Naturellement, les femmes ont également soutenu cette idée. Aujourd’hui, il existe un système de coprésidence dans tous les domaines politiques et nos femmes, contrairement aux autres sociétés musulmanes, ont le même statut et le même pouvoir que les hommes. Aujourd’hui, les femmes kurdes sont des pionnières dans tous les domaines. Il est possible de constater le rôle prépondérant des femmes kurdes dans tous les aspects de la vie au Kurdistan. Le film Kobané que vous avez mentionné a également été réalisé par une femme. Parce que les envahisseurs le savent, ils attaquent d’abord les femmes kurdes. En effet, les femmes kurdes ont également été ciblées lors des massacres perpétrés par le gouvernement turc à Paris (en 2013 et 2022). Les femmes kurdes sont fortes et ont le droit de porter ce pouvoir. En fait, l’un de nos partenaires officiels était Rien K’elles, qui est entièrement composé de femmes entrepreneuses. Mon opinion personnelle est que seules les femmes kurdes peuvent sauver le Kurdistan et la société kurde. L’année prochaine, le festival présentera davantage de films réalisés par des réalisatrices.

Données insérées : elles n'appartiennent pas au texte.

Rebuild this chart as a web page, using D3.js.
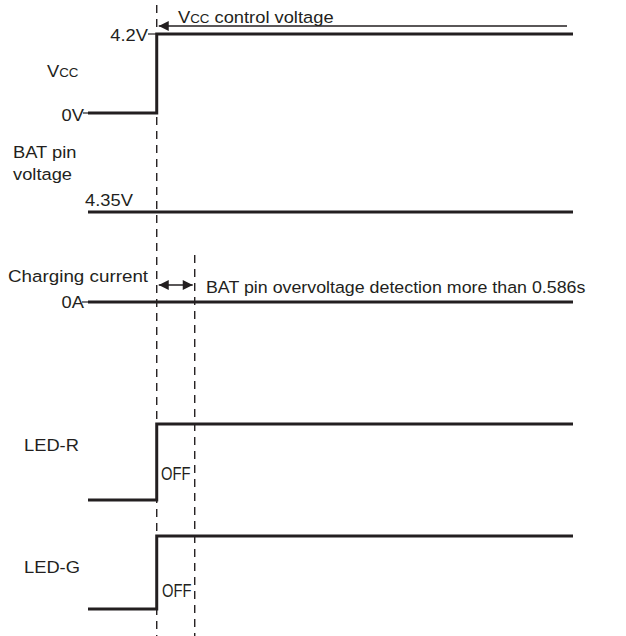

Y a-t-il d’autres événements culturels ou initiatives similaires que le Zagros Film Festival prévoit d’organiser à l’avenir pour promouvoir la culture et l’art kurdes ?
Comme les Kurdes ne peuvent pas organiser d’activités artistiques dans leur propre pays, ils ont du mal à le faire en exil et au sein de la diaspora. Aujourd’hui, des événements culturels et artistiques kurdes ont lieu dans toutes les capitales et grandes villes du monde, y compris Paris. Il s’intéresse à toutes les branches de l’art et essaie de les réaliser dans sa propre langue. Parce que nous savons très bien que le plus grand pouvoir pour empêcher l’assimilation et le génocide culturel est l’art. L’art nous sauve, l’art nous unit.